The Chinese (1967)
1/10
Feckless propaganda
26 June 2014
Roman Polanksi once said that "people like Godard are like little kids playing at being revolutionaries", noting that he had actually grown up surrounded by the realities of communism. As a general rule I would always try to avoid a filmmaker's personal tastes, opinions and politics but, as La Chinoise is essentially a political statement, it's impossible not to let the Godard's politics affect my opinion of it. Sadly, Polanski's comment sums this film up perfectly.

There is no plot. What we are subjected to amounts to little more than a series of vignettes of utterly bourgeois adolescents rambling their tin- pot political philosophies from the comfort of their upper middle class apartments. Was this supposed to be ironic? Or are we supposed to buy into the ideas of these vacuous kids? It fails on both levels. All I wanted to do was give all of them a good slap across the chops and tell them to grow up.

Am I missing the point? Do I just not get it? Perhaps, and I'm fine with that. I truly love some of Godard's films; Vivra Sa Vie, Pierrot Le Fou, Le Mepris. The difference is that all of these films had something or someone for me to care about. The one thing that might have saved La Chinoise for me would have been for all the characters to catch bubonic plague and die horribly.

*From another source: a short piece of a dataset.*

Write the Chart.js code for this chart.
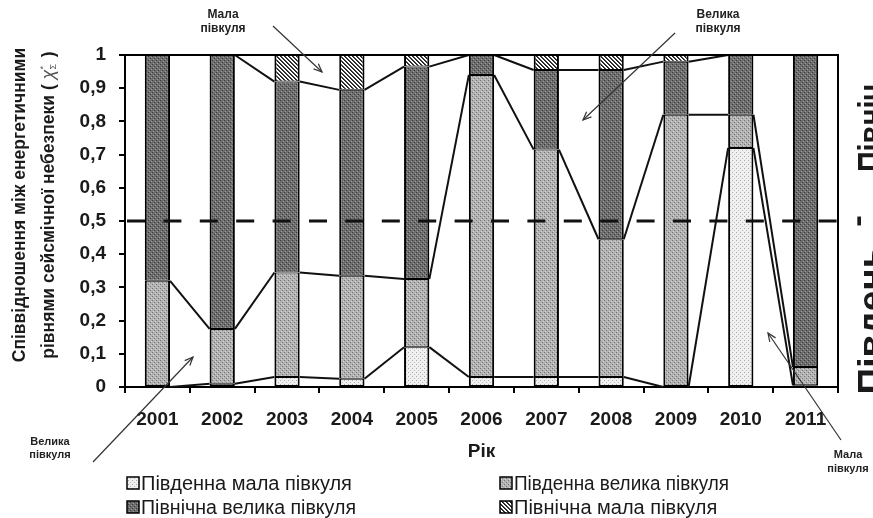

That's would have cheered me up.

Stylistically the film has Godard written all over it but, by the time this film came out (in 1967), these flairs were already wearing a little thin, especially when they're essentially there to veil an utterly feckless piece of propaganda. The only point of vague interest here is the slightly eerie way in which this film precipitated the riots of May 1968. This alone, however, is not worth the 85 minutes of your life you will wish you could have back if you decide to sit through this twaddle.